Despite incredible political, military, and intelligence risks, and after six years of secret preparations, the CIA attempted to salvage the sunken Soviet ballistic missile submarine K-129 from the depths of the North Pacific Ocean in early August 1974. This audacious effort was carried out under the cover of an undersea mining operation sponsored by eccentric billionaire Howard Hughes.
Azorian, incorrectly identified as Project Jennifer by the press, was the most ambitious ocean engineering endeavor ever attempted and can be compared to the 1969 moon landing for its level of technological achievement.
Following the sinking of a Soviet missile submarine in March 1968, U.S. intelligence agencies were able to determine the precise location and to develop a means of raising the submarine from a depth of more than 16,000 feet. Previously, the deepest salvage attempt of a submarine had been accomplished at 245 feet. The remarkable effort to reach the K-129, which contained nuclear-armed torpedoes and missiles as well as cryptographic equipment, was conducted with Soviet naval ships a few hundred yards from the lift ship, the Hughes Glomar Explorer.
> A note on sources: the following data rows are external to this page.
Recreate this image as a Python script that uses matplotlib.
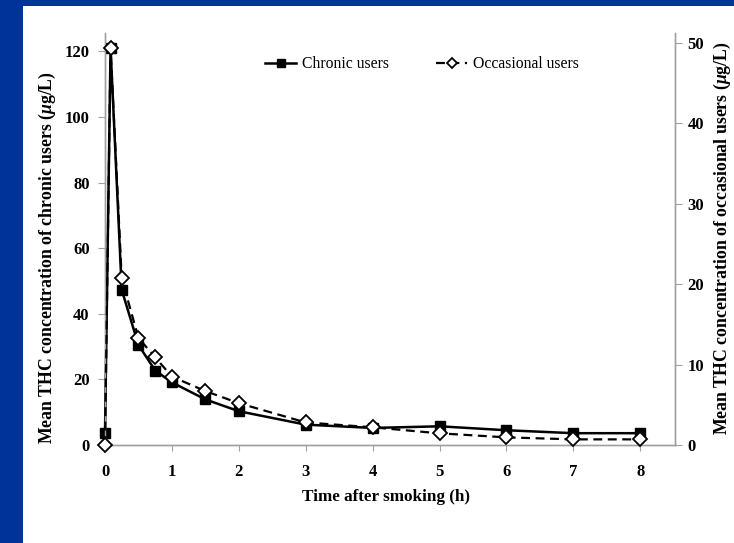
import matplotlib
matplotlib.use("Agg")
import matplotlib.pyplot as plt
from matplotlib.patches import Rectangle

plt.rcParams['font.family'] = ['Liberation Serif', 'DejaVu Serif']
plt.rcParams['mathtext.fontset'] = 'custom'
plt.rcParams['mathtext.rm'] = 'Liberation Serif:bold'
plt.rcParams['mathtext.it'] = 'Liberation Serif:italic:bold'
plt.rcParams['mathtext.bf'] = 'Liberation Serif:bold'

# Data
time_h = [0, 0.083, 0.25, 0.5, 0.75, 1, 1.5, 2, 3, 4, 5, 6, 7, 8]
chronic = [3.6, 121, 47.3, 30.5, 22.7, 19.1, 13.9, 10.3, 6.2, 5.2, 5.7, 4.5, 3.6, 3.6]
occasional = [0, 49.3, 20.7, 13.3, 10.9, 8.5, 6.7, 5.2, 2.8, 2.2, 1.45, 0.95, 0.7, 0.7]
xticks = [0, 1, 2, 3, 4, 5, 6, 7, 8]
left_ticks = [0, 20, 40, 60, 80, 100, 120]
right_ticks = [0, 10, 20, 30, 40, 50]

W, H = 734, 543
fig = plt.figure(figsize=(W / 100, H / 100), dpi=100)
fig.patch.set_facecolor('#003399')
bg = Rectangle((23 / W, 0), 1 - 23 / W, (H - 6) / H,
               transform=fig.transFigure, facecolor='white',
               edgecolor='none', zorder=-10)
fig.add_artist(bg)

left, right, bottom, top = 105, 675, 445, 33
ax = fig.add_axes([left / W, (H - bottom) / H, (right - left) / W, (bottom - top) / H])
ax.patch.set_alpha(0)
ax2 = ax.twinx()
ax2.patch.set_alpha(0)

gray = '#a0a0a0'
for a in (ax, ax2):
    for s in a.spines.values():
        s.set_color(gray)
        s.set_linewidth(1.0)
    a.spines['top'].set_visible(False)

l1, = ax.plot(time_h, chronic, color='black', lw=1.8, marker='s', ms=6.5,
              mfc='black', mec='black', label='Chronic users', clip_on=False, zorder=3)
l2, = ax2.plot(time_h, occasional, color='black', lw=1.6, ls=(0, (4, 2.5)), marker='D',
               ms=7, mfc='white', mec='black', mew=1.3, label='Occasional users',
               clip_on=False, zorder=4)

ax.set_xlim(0, 8.52)
ax.set_ylim(0, 125.6)
ax2.set_ylim(0, 51.2)
ax.set_xticks(xticks)
ax.set_yticks(left_ticks)
ax2.set_yticks(right_ticks)

ax.tick_params(axis='x', direction='out', length=4, color=gray, pad=10,
               labelsize=12)
ax.tick_params(axis='y', direction='out', length=5, color=gray, pad=6,
               labelsize=12)
ax2.tick_params(axis='y', direction='out', length=5, color=gray, pad=4,
                labelsize=12)
for lab in ax.get_xticklabels() + ax.get_yticklabels() + ax2.get_yticklabels():
    lab.set_fontweight('bold')

ax.set_xlabel('Time after smoking (h)', fontsize=12.3, fontweight='bold')
ax.xaxis.set_label_coords(0.493, -0.107)
ax.set_ylabel(r'Mean THC concentration of chronic users ($\mu$g/L)', fontsize=12.8,
              fontweight='bold')
ax.yaxis.set_label_coords(-0.083, 0.456)
ax2.set_ylabel(r'Mean THC concentration of occasional users ($\mu$g/L)', fontsize=12.8,
               fontweight='bold', rotation=90)
ax2.yaxis.set_label_coords(1.065, 0.501)

ax2.legend([l1, l2], ['Chronic users', 'Occasional users'], loc='center',
           bbox_to_anchor=(0.556, 0.924), ncol=2, frameon=False, fontsize=11.3,
           handlelength=2.0, handletextpad=0.35, columnspacing=3.0, markerscale=0.8)

fig.savefig('out.png', dpi=100, facecolor=fig.get_facecolor())
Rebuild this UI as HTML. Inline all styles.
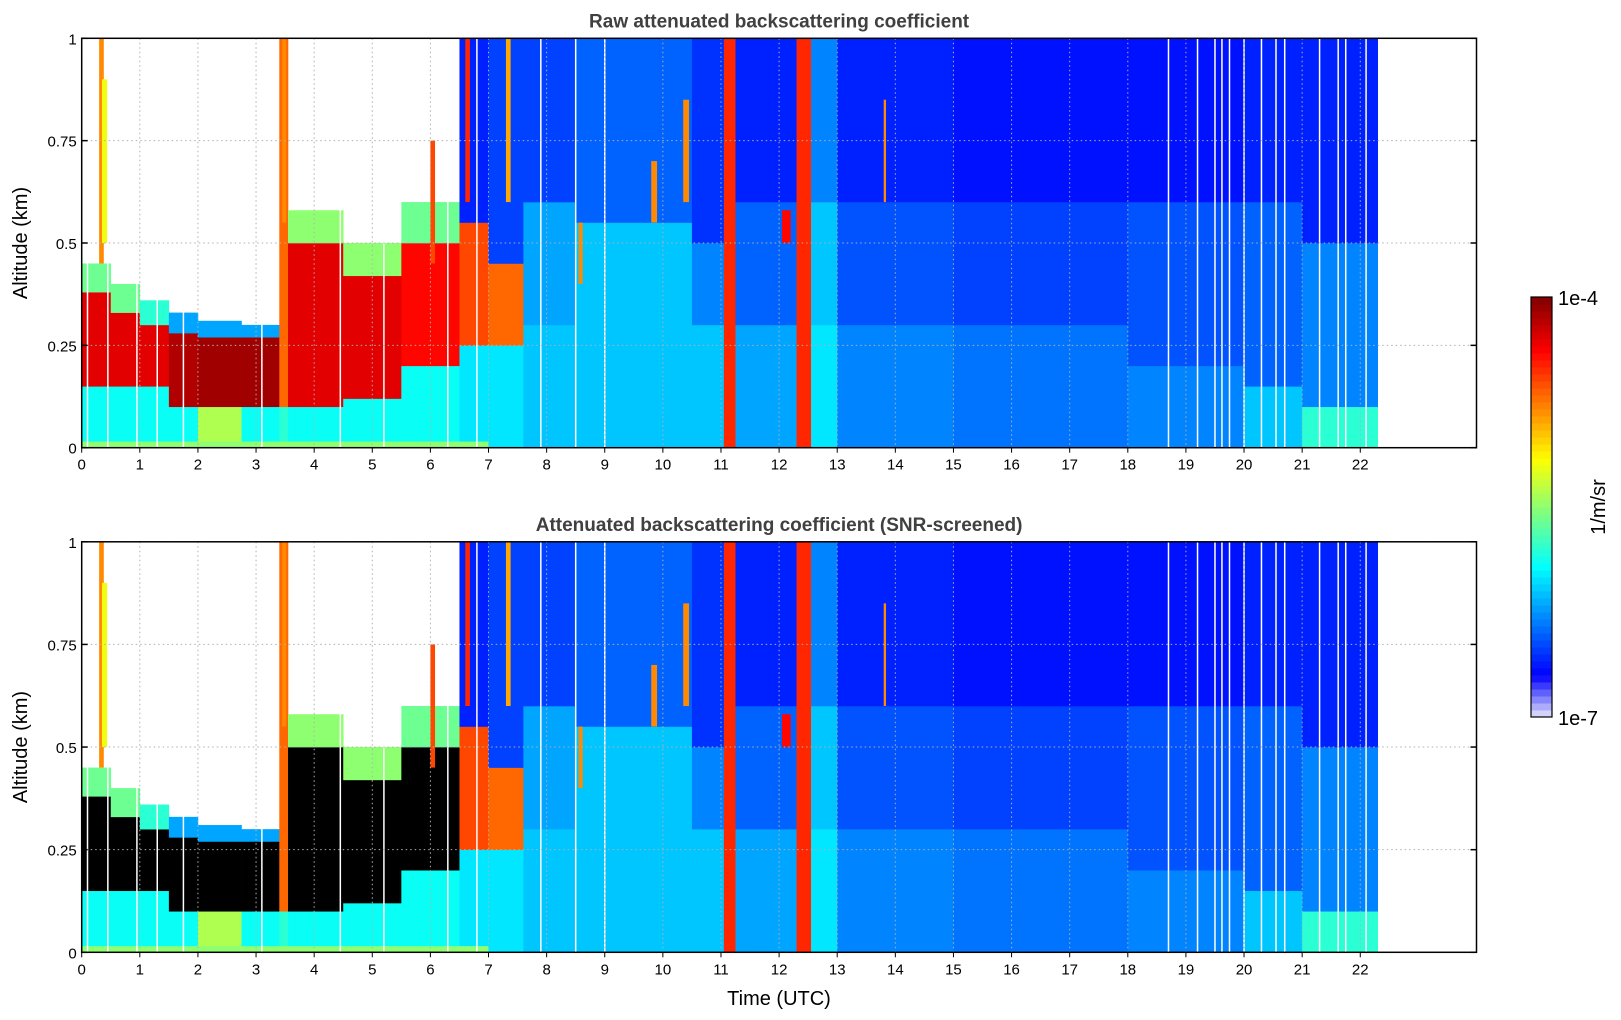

While other books have been published about this secret project, none has provided an accurate and detailed account of this remarkable undertaking. To fully document the story, the authors conducted extensive interviews with men who were on board the Glomar Explorer and the USS Halibut, the submarine that found the wreckage, as well as with U.S. naval intelligence officers and with Soviet naval officers and scientists.
The authors had access to the Glomar Explorer's logs and to other documents from U.S. and Soviet sources. The book is based, in part, on the research for Michael White's ground-breaking documentary film, Azorian: The Raising of the K-129, released in late 2009. As a result of the research for the book and the documentary film, the CIA reluctantly issued a report on Project Azorian in early 2010, even though they tried to withhold details that were in that brief document from the public record by redacting one-third of it. In this book, the story of the CIA's Project Azorian is finally revealed after decades of secrecy.
©2010 Norman Polmar and Michael White (P)2013 Audible, Inc.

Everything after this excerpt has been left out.